The lines to extract run from the first line of the material below to the line containing "2.63, 2.41, 2.19]", both included; leave the pictures behind.

__Recorded information__:
◆ ◆ ◆ ◆ ◆

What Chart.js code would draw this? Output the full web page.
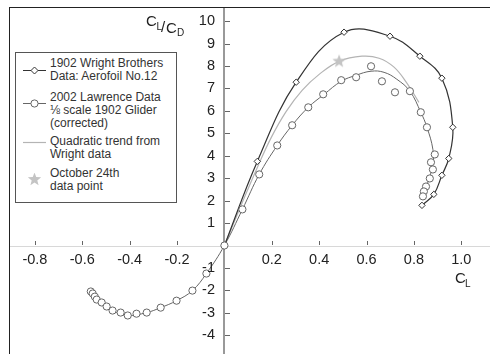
<!DOCTYPE html>
<html>
<head>
<meta charset="utf-8">
<script src="https://cdn.jsdelivr.net/npm/chart.js@4.4.1/dist/chart.umd.min.js"></script>
<style>
  html, body { margin: 0; padding: 0; background: #fff; }
  #marco { position: relative; width: 490px; height: 354px; overflow: hidden; }
  #grafico { position: absolute; left: 0; top: 0; }
  #borde { position: absolute; left: 9px; top: 7px; width: 500px; height: 400px; border-top: 1.5px solid #222; border-left: 1.5px solid #222; pointer-events: none; }
  #leyenda { position: absolute; left: 15px; top: 52px; width: 160px; height: 149px; border: 1px solid #555; background: #fff; font: 12px "Liberation Sans", Arial, sans-serif; color: #333; }
  .texto { position: absolute; left: 34px; line-height: 13.3px; white-space: nowrap; }
  .icono { position: absolute; left: 7px; }
</style>
</head>
<body>
<div id="marco">
  <canvas id="grafico" width="490" height="354"></canvas>
  <div id="borde"></div>
  <div id="leyenda"></div>
</div>
<script>
// 1902 Wright Brothers, Aerofoil No.12 (C_L vs L/D)
const wrightCL = [0.0, 0.139, 0.303, 0.505, 0.699, 0.825, 0.918, 0.964, 0.947, 0.918, 0.884, 0.834]
const wrightLD = [0.0, 3.75, 7.28, 9.51, 9.33, 8.44, 7.46, 5.27, 3.88, 3.13, 2.28, 1.79]

// 2002 Lawrence data, 1/8 scale glider (measured points)
const lawrenceCL = [-0.564, -0.556, -0.547, -0.539, -0.518, -0.497, -0.472, -0.438, -0.408, -0.371, -0.328, -0.269, -0.202, -0.135, -0.076,
  0.0, 0.076, 0.147, 0.223, 0.286, 0.354, 0.417, 0.493, 0.556, 0.619, 0.665, 0.720, 0.783, 0.829, 0.855, 0.888, 0.872, 0.880, 0.867, 0.851, 0.842, 0.838]
const lawrenceLD = [-2.05, -2.14, -2.28, -2.41, -2.54, -2.72, -2.90, -2.99, -3.12, -3.04, -2.99, -2.77, -2.46, -2.01, -1.25,
  0.0, 1.61, 3.17, 4.46, 5.36, 6.16, 6.74, 7.37, 7.50, 7.99, 7.32, 6.83, 6.88, 5.94, 5.27, 4.06, 3.71, 3.39, 2.99, 2.63, 2.41, 2.19]

// smooth curve through the Lawrence points
const curvaLawrenceCL = [-0.564, -0.526, -0.472, -0.408, -0.328, -0.269, -0.202, -0.135, -0.076, 0.0, 0.076, 0.147, 0.223, 0.286,
  0.354, 0.421, 0.493, 0.556, 0.619, 0.674, 0.728, 0.783, 0.829, 0.855, 0.880, 0.880, 0.863, 0.838]
const curvaLawrenceLD = [-2.05, -2.50, -2.90, -3.12, -2.99, -2.77, -2.46, -2.01, -1.25, 0.0, 1.61, 3.17, 4.46, 5.36,
  6.16, 6.74, 7.32, 7.59, 7.77, 7.72, 7.41, 6.88, 5.94, 5.27, 4.29, 3.62, 2.95, 2.19]

// quadratic trend from the Wright data
const tendenciaCL = [0.0, 0.072, 0.139, 0.198, 0.261, 0.328, 0.400, 0.484, 0.581, 0.653, 0.716, 0.771, 0.821]
const tendenciaLD = [0.0, 1.83, 3.48, 4.82, 5.98, 6.92, 7.63, 8.21, 8.44, 8.35, 7.95, 7.23, 6.38]

// October 24th
const octubreCL = [0.484]
const octubreLD = [8.21]

// axis ranges (x range kept off a whole number of steps so ticks stay on multiples of 0.2)
const xMin = -0.905, xMax = 1.1
const yMin = -4.614, yMax = 10.588

const puntos = (xs, ys) => xs.map((v, i) => ({ x: v, y: ys[i] }))

// filled five point star used as marker
function hacerEstrella(radio, color)
{
  const c = document.createElement('canvas')
  c.width = c.height = radio * 2 + 2
  const g = c.getContext('2d')
  g.beginPath()
  for (let i = 0; i < 10; i++)
  {
    const r = i % 2 === 0 ? radio : radio * 0.42
    const a = -Math.PI / 2 + i * Math.PI / 5
    g.lineTo(c.width / 2 + r * Math.cos(a), c.height / 2 + r * Math.sin(a))
  }
  g.closePath()
  g.fillStyle = color
  g.fill()
  return c
}
const estrella = hacerEstrella(7, '#c4c4c4')

const fuente = '"Liberation Sans", Arial, sans-serif'

// axis lines, tick marks, y tick labels and axis titles
const marcasEjes = {
  id: 'marcasEjes',
  beforeDatasetsDraw(chart)
  {
    const { ctx, scales: { x, y } } = chart
    const x0 = Math.round(x.getPixelForValue(0))
    const y0 = Math.round(y.getPixelForValue(0))
    ctx.save()
    // the axes run to the edges of the canvas
    ctx.strokeStyle = '#d8d8d8'
    ctx.lineWidth = 1
    ctx.beginPath()
    ctx.moveTo(10, y0 + 0.5)
    ctx.lineTo(chart.width, y0 + 0.5)
    ctx.stroke()
    ctx.strokeStyle = '#777'
    ctx.lineWidth = 1.5
    ctx.beginPath()
    ctx.moveTo(x0, 8)
    ctx.lineTo(x0, chart.height)
    ctx.stroke()
    ctx.restore()
  },
  afterDraw(chart)
  {
    const { ctx, scales: { x, y } } = chart
    const x0 = Math.round(x.getPixelForValue(0))
    const y0 = Math.round(y.getPixelForValue(0))
    ctx.save()
    ctx.strokeStyle = '#666'
    ctx.lineWidth = 1
    ctx.beginPath()
    x.ticks.forEach(t => {
      if (Math.abs(t.value) < 1e-9) return
      const px = Math.round(x.getPixelForValue(t.value)) + 0.5
      ctx.moveTo(px, y0 - 5)
      ctx.lineTo(px, y0 - 1)
    })
    y.ticks.forEach(t => {
      if (Math.abs(t.value) < 1e-9) return
      const py = Math.round(y.getPixelForValue(t.value)) + 0.5
      ctx.moveTo(x0 + 1, py)
      ctx.lineTo(x0 + 6, py)
    })
    ctx.stroke()

    // y labels sit to the left of the axis, away from it
    ctx.fillStyle = '#222'
    ctx.font = '14.5px ' + fuente
    ctx.textAlign = 'right'
    ctx.textBaseline = 'middle'
    y.ticks.forEach(t => {
      if (Math.abs(t.value) < 1e-9) return
      ctx.fillText(String(t.value), x0 - 9, y.getPixelForValue(t.value))
    })

    ctx.textBaseline = 'alphabetic'
    ctx.textAlign = 'left'
    const texto = (s, px, py, tam) => { ctx.font = tam + 'px ' + fuente; ctx.fillText(s, px, py) }
    texto('C', 146, 26, 15)
    texto('L', 156.5, 30, 10)
    texto('/', 161, 32, 15)
    texto('C', 166, 33, 15)
    texto('D', 177, 36, 10)
    texto('C', 455, 283, 15)
    texto('L', 465, 287, 10)
    ctx.restore()
  }
}

const ctx = document.getElementById('grafico').getContext('2d')
const chart = new Chart(ctx, {
  type: 'scatter',
  data: {
    datasets: [
      {
        label: 'October 24th data point',
        data: puntos(octubreCL, octubreLD),
        pointStyle: estrella,
        order: 0
      },
      {
        label: '2002 Lawrence Data',
        data: puntos(lawrenceCL, lawrenceLD),
        showLine: false,
        pointStyle: 'circle',
        pointRadius: 3.6,
        pointBorderWidth: 1,
        pointBorderColor: '#666',
        pointBackgroundColor: '#fff',
        order: 1
      },
      {
        label: '1902 Wright Brothers',
        data: puntos(wrightCL, wrightLD),
        showLine: true,
        tension: 0.4,
        borderColor: '#333',
        borderWidth: 1.2,
        pointStyle: 'rectRot',
        pointRadius: 3.2,
        pointBorderWidth: 1,
        pointBorderColor: '#333',
        pointBackgroundColor: '#fff',
        order: 2
      },
      {
        label: 'Lawrence curve',
        data: puntos(curvaLawrenceCL, curvaLawrenceLD),
        showLine: true,
        tension: 0.4,
        borderColor: '#666',
        borderWidth: 1,
        pointRadius: 0,
        order: 3
      },
      {
        label: 'Quadratic trend from Wright data',
        data: puntos(tendenciaCL, tendenciaLD),
        showLine: true,
        tension: 0.4,
        borderColor: '#b4b4b4',
        borderWidth: 1.2,
        pointRadius: 0,
        order: 4
      }
    ]
  },
  options: {
    responsive: false,
    animation: false,
    // chart area ends up at 10..485 x 8..349
    layout: { padding: { left: 10, top: 8, right: 0, bottom: 0 } },
    plugins: { legend: { display: false }, tooltip: { enabled: false } },
    scales: {
      x: {
        type: 'linear',
        position: { y: 0 },
        min: xMin,
        max: xMax,
        afterFit: (escala) => { escala.height = 0 },
        border: { display: false },
        grid: { display: false, drawTicks: false, tickLength: 0 },
        ticks: {
          stepSize: 0.2,
          includeBounds: false,
          autoSkip: false,
          maxRotation: 0,
          padding: 6,
          color: '#222',
          font: { family: fuente, size: 14.5 },
          callback: (v) => Math.abs(v) < 1e-9 ? '' : v.toFixed(1)
        }
      },
      y: {
        type: 'linear',
        position: { x: 0 },
        min: yMin,
        max: yMax,
        afterFit: (escala) => { escala.width = 0 },
        border: { display: false },
        grid: { display: false },
        ticks: {
          display: false,
          stepSize: 1,
          includeBounds: false
        }
      }
    }
  },
  plugins: [marcasEjes]
})

// legend box
const entradasLeyenda = [
  { lineas: ['1902 Wright Brothers', 'Data: Aerofoil No.12'], arriba: 4, icono: 'rombo', iconoY: 17 },
  { lineas: ['2002 Lawrence Data', '⅛ scale 1902 Glider', '(corrected)'], arriba: 37.5, icono: 'circulo', iconoY: 50 },
  { lineas: ['Quadratic trend from', 'Wright data'], arriba: 81.5, icono: 'linea', iconoY: 89 },
  { lineas: ['October 24th', 'data point'], arriba: 114, icono: 'estrella', iconoY: 126 }
]

function svgIcono(tipo)
{
  if (tipo === 'rombo')
    return '<line x1="0" y1="6.5" x2="23" y2="6.5" stroke="#333" stroke-width="1"/>' +
      '<path d="M11.5 3 L15 6.5 L11.5 10 L8 6.5 Z" fill="#fff" stroke="#333" stroke-width="1"/>'
  if (tipo === 'circulo')
    return '<line x1="0" y1="6.5" x2="23" y2="6.5" stroke="#666" stroke-width="1"/>' +
      '<circle cx="11.5" cy="6.5" r="3.6" fill="#fff" stroke="#666" stroke-width="1"/>'
  if (tipo === 'linea')
    return '<line x1="0" y1="6.5" x2="23" y2="6.5" stroke="#b4b4b4" stroke-width="1.2"/>'
  let p = []
  for (let i = 0; i < 10; i++)
  {
    const r = i % 2 === 0 ? 7 : 7 * 0.42
    const a = -Math.PI / 2 + i * Math.PI / 5
    p.push((11.5 + r * Math.cos(a)).toFixed(2) + ',' + (6.5 + r * Math.sin(a)).toFixed(2))
  }
  return '<polygon points="' + p.join(' ') + '" fill="#c4c4c4"/>'
}

const leyenda = document.getElementById('leyenda')
entradasLeyenda.forEach((e) => {
  const t = document.createElement('div')
  t.className = 'texto'
  t.style.top = e.arriba + 'px'
  t.innerHTML = e.lineas.join('<br>')
  leyenda.appendChild(t)
  const s = document.createElementNS('http://www.w3.org/2000/svg', 'svg')
  s.setAttribute('class', 'icono')
  s.setAttribute('width', '24')
  s.setAttribute('height', '14')
  s.style.top = (e.iconoY - 6.5) + 'px'
  s.innerHTML = svgIcono(e.icono)
  leyenda.appendChild(s)
})
</script>
</body>
</html>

◆ ◆ ◆ ◆ ◆

__Answer below__:
What Chart.js code would draw this? Output the full web page.
<!DOCTYPE html>
<html>
<head>
<meta charset="utf-8">
<script src="https://cdn.jsdelivr.net/npm/chart.js@4.4.1/dist/chart.umd.min.js"></script>
<style>
  html, body { margin: 0; padding: 0; background: #fff; }
  #marco { position: relative; width: 490px; height: 354px; overflow: hidden; }
  #grafico { position: absolute; left: 0; top: 0; }
  #borde { position: absolute; left: 9px; top: 7px; width: 500px; height: 400px; border-top: 1.5px solid #222; border-left: 1.5px solid #222; pointer-events: none; }
  #leyenda { position: absolute; left: 15px; top: 52px; width: 160px; height: 149px; border: 1px solid #555; background: #fff; font: 12px "Liberation Sans", Arial, sans-serif; color: #333; }
  .texto { position: absolute; left: 34px; line-height: 13.3px; white-space: nowrap; }
  .icono { position: absolute; left: 7px; }
</style>
</head>
<body>
<div id="marco">
  <canvas id="grafico" width="490" height="354"></canvas>
  <div id="borde"></div>
  <div id="leyenda"></div>
</div>
<script>
// 1902 Wright Brothers, Aerofoil No.12 (C_L vs L/D)
const wrightCL = [0.0, 0.139, 0.303, 0.505, 0.699, 0.825, 0.918, 0.964, 0.947, 0.918, 0.884, 0.834]
const wrightLD = [0.0, 3.75, 7.28, 9.51, 9.33, 8.44, 7.46, 5.27, 3.88, 3.13, 2.28, 1.79]

// 2002 Lawrence data, 1/8 scale glider (measured points)
const lawrenceCL = [-0.564, -0.556, -0.547, -0.539, -0.518, -0.497, -0.472, -0.438, -0.408, -0.371, -0.328, -0.269, -0.202, -0.135, -0.076,
  0.0, 0.076, 0.147, 0.223, 0.286, 0.354, 0.417, 0.493, 0.556, 0.619, 0.665, 0.720, 0.783, 0.829, 0.855, 0.888, 0.872, 0.880, 0.867, 0.851, 0.842, 0.838]
const lawrenceLD = [-2.05, -2.14, -2.28, -2.41, -2.54, -2.72, -2.90, -2.99, -3.12, -3.04, -2.99, -2.77, -2.46, -2.01, -1.25,
  0.0, 1.61, 3.17, 4.46, 5.36, 6.16, 6.74, 7.37, 7.50, 7.99, 7.32, 6.83, 6.88, 5.94, 5.27, 4.06, 3.71, 3.39, 2.99, 2.63, 2.41, 2.19]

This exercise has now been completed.